Candy Suter November 10, 2012, 12:54 am

Great post Saxon. You have given me some different ways to look at things through my lens. Your cropping of the extra color in the 1/3 section of your photo is what I would have done also. This may sound strange but sometimes I will take a photo of a large scene and then make copies. I then will crop out sections until it speaks to me. LOL I am a photographer that doesn’t necessarily go by the rules. Sometimes it works, sometimes not. But it sure is fun in the making isn’t it?

Candy – Never any harm in learning how to use your crop tool to refine what you thought you were seeing. “Rules”? Whata re they ? 😉 – Saxon

Arthur in the Garden! November 12, 2012, 1:03 pm

Great articles.
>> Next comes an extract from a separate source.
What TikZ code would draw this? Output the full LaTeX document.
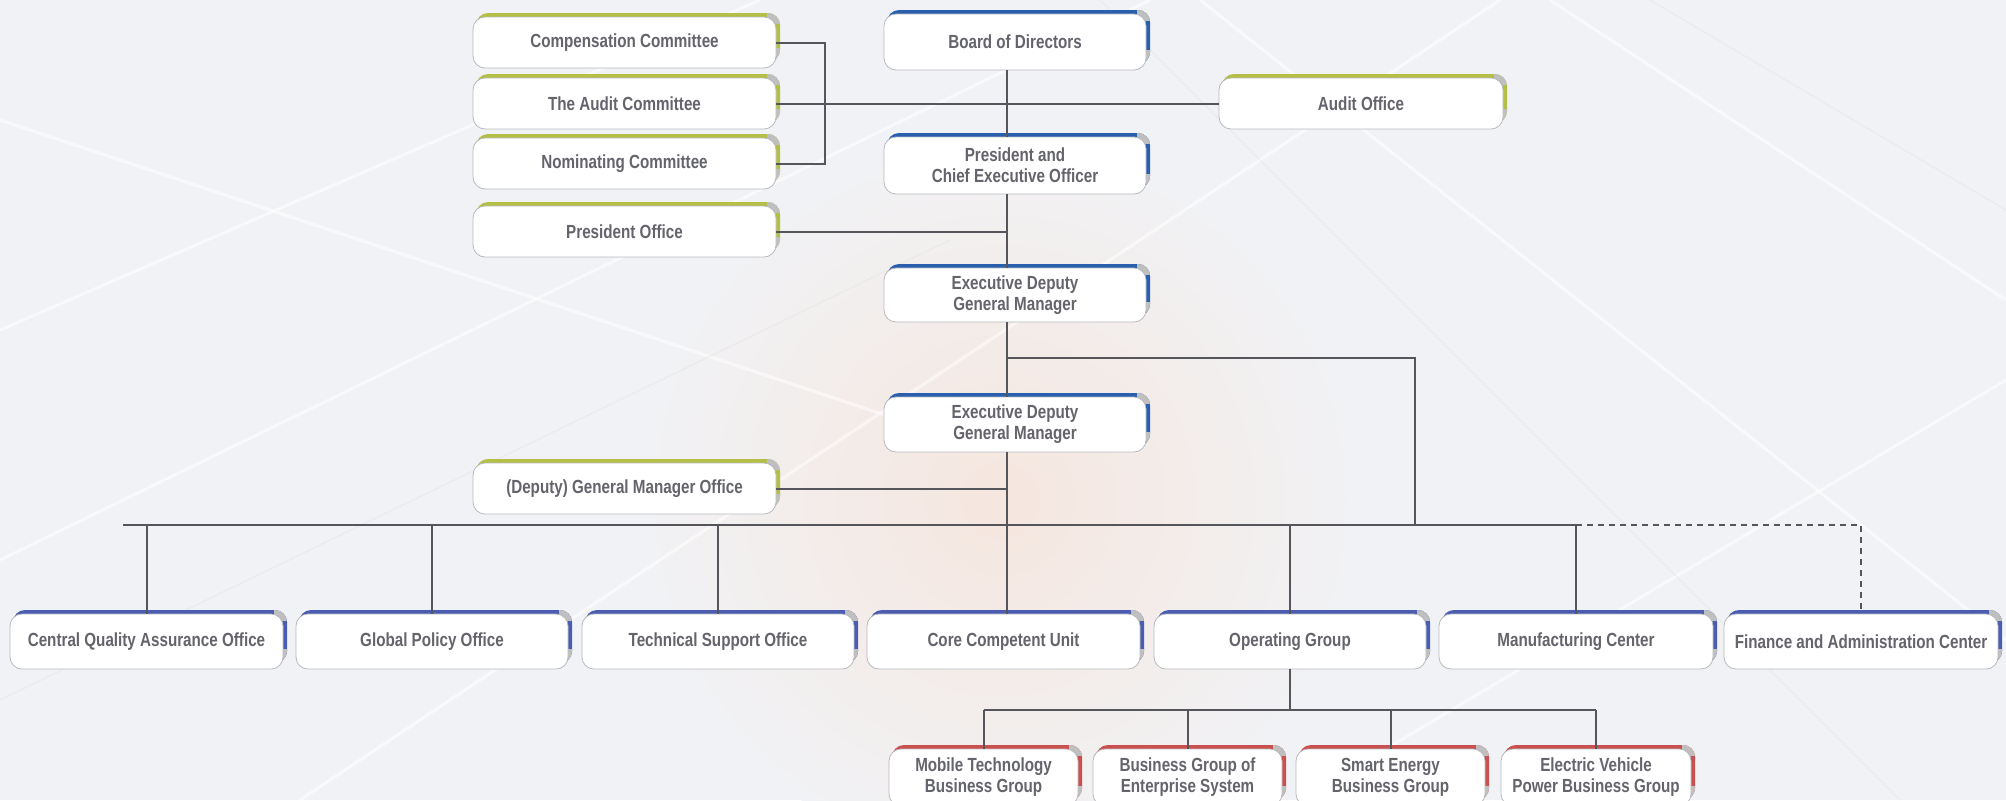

I enjoyed the tips!!

Thanks Arthur – Now go USE those tips 😉 – Saxon

gardenbug November 14, 2012, 11:10 pm

Your article affected me in several ways…
I have followed some of your work over time for the simple reason that my last name is also Holt.
And then my son gave me a digital camera, and I began to take close up shots… Too many of them I think. As a gardener I am rethinking the use of space in photos, and standing back seems more important to me these days…and seeing those “empty spaces” as well as the whole plant at times as well.
You sent me on a chase this evening, which I haven’t completed yet, involving tapestries. When I was 18, in 1960, I attended a conference in France with my parents on the Enlightenment. As a part of that, we attended a Jean Lurçat tapestry exhibit in Annecy. I need to piece together the names of people there, the site where it took place.
Thank you for the pleasant memories as well as ideas on improving my photos!

Kathy August 15, 2016, 10:51 pm

Love your pics. I’m also an avid garden photographer but find getting a wider shot, like you do here to just wonderful effect, much harder. As soon as I go wide, my detail seems to suffer, whereas yours looks compressed, as if through binoculars. Is that lens choice? I only have one lens.